*Requirements*
Your task is to reproduce, verbatim and without pictures, the lines from the opening of the listing through the line containing "d in datas]".

*Given information*
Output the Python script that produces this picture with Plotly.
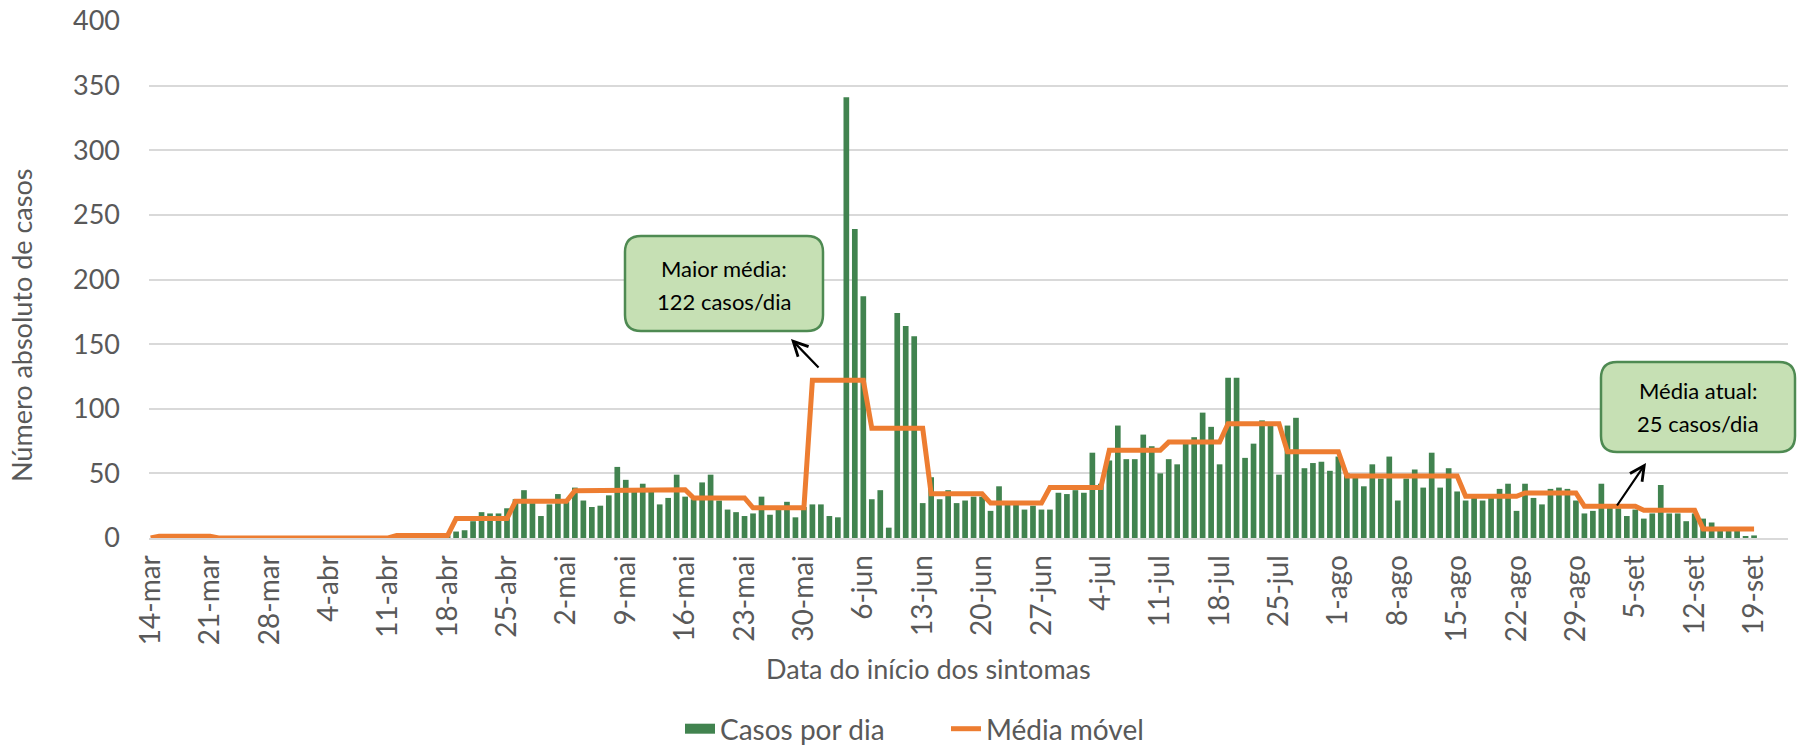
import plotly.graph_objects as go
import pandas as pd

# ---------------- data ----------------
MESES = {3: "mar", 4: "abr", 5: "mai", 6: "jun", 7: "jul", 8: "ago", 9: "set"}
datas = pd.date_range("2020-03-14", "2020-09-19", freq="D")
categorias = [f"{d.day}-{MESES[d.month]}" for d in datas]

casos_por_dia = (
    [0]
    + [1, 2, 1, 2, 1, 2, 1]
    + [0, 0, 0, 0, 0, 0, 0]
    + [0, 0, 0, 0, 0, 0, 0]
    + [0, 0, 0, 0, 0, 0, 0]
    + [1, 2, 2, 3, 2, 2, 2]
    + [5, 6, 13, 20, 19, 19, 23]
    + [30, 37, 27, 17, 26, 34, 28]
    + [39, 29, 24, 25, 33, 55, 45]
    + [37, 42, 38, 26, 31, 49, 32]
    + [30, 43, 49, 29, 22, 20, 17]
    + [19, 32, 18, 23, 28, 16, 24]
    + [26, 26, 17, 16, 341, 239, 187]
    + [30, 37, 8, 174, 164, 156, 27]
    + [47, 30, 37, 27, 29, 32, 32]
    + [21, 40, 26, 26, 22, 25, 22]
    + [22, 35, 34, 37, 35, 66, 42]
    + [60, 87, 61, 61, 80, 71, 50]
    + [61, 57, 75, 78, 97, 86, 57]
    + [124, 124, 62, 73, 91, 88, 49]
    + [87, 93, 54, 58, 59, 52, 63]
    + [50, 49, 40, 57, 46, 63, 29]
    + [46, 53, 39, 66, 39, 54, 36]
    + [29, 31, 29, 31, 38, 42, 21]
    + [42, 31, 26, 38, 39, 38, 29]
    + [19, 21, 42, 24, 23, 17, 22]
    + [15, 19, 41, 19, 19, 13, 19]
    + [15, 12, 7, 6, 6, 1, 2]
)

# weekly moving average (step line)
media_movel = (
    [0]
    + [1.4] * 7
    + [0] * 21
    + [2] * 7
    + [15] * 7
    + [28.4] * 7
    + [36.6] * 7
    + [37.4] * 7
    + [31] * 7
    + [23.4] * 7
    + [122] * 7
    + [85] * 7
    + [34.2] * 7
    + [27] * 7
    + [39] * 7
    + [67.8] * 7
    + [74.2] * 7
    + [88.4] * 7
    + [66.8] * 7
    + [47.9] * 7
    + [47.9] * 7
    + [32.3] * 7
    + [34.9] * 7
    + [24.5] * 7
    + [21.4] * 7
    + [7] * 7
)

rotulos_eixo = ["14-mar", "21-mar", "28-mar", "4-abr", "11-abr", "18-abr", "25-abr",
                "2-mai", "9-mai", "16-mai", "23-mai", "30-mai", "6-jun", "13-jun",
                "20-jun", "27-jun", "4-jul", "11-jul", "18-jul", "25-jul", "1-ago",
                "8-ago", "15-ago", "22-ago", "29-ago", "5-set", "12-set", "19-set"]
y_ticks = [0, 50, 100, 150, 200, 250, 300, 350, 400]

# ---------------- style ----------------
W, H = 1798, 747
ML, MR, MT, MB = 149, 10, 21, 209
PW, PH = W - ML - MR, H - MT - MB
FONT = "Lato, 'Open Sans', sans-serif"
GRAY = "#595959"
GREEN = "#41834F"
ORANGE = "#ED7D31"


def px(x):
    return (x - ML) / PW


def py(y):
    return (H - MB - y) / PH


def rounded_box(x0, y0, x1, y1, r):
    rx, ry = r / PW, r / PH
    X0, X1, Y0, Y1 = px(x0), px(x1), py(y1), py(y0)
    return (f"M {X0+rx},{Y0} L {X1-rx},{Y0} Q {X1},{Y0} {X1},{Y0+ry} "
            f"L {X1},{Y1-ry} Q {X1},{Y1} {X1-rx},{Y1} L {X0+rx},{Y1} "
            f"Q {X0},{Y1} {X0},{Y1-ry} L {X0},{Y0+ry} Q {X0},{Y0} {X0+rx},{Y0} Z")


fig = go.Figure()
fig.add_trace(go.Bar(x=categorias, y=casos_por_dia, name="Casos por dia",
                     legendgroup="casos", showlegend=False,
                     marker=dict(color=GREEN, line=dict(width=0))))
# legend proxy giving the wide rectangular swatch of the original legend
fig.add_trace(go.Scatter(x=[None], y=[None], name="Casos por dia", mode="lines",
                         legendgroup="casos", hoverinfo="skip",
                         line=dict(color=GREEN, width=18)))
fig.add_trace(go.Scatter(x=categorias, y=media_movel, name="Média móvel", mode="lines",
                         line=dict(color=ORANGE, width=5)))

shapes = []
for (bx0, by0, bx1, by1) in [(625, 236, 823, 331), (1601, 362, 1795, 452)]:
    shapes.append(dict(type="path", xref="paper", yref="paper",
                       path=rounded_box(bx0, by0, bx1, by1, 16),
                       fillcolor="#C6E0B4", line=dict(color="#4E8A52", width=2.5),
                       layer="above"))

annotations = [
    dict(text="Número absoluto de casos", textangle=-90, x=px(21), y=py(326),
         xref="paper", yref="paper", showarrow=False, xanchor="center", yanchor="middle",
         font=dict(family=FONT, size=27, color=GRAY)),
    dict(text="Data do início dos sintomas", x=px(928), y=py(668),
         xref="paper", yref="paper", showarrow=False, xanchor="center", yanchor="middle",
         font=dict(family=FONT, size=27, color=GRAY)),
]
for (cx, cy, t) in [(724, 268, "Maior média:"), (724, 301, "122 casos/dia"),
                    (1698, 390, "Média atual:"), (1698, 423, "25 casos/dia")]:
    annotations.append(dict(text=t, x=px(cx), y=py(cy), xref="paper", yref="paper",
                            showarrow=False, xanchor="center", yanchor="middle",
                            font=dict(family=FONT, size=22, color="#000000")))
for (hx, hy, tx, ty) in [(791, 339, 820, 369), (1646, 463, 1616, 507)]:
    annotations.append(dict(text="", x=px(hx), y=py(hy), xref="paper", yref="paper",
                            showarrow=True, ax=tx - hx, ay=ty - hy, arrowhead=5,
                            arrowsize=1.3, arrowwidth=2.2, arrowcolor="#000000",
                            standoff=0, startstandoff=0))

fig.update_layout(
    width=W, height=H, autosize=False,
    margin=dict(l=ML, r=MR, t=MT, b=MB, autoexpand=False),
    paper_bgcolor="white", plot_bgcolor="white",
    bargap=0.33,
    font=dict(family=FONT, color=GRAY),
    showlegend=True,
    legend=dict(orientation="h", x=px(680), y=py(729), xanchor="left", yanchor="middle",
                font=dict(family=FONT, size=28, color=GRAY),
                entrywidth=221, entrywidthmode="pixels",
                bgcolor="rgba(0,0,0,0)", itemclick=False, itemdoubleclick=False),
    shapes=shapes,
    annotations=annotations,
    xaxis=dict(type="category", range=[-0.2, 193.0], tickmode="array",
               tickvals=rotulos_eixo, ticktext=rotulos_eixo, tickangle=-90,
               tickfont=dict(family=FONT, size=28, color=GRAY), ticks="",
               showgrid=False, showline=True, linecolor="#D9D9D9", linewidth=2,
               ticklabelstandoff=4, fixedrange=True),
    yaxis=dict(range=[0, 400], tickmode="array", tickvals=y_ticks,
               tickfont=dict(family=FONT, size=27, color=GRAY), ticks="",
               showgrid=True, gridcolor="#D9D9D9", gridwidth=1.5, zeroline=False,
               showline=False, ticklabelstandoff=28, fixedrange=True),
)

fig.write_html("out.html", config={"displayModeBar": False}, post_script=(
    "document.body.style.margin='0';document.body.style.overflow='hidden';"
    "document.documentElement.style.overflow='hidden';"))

*Result of this task*
Output the Python script that produces this picture with Plotly.
import plotly.graph_objects as go
import pandas as pd

# ---------------- data ----------------
MESES = {3: "mar", 4: "abr", 5: "mai", 6: "jun", 7: "jul", 8: "ago", 9: "set"}
datas = pd.date_range("2020-03-14", "2020-09-19", freq="D")
categorias = [f"{d.day}-{MESES[d.month]}" for d in datas]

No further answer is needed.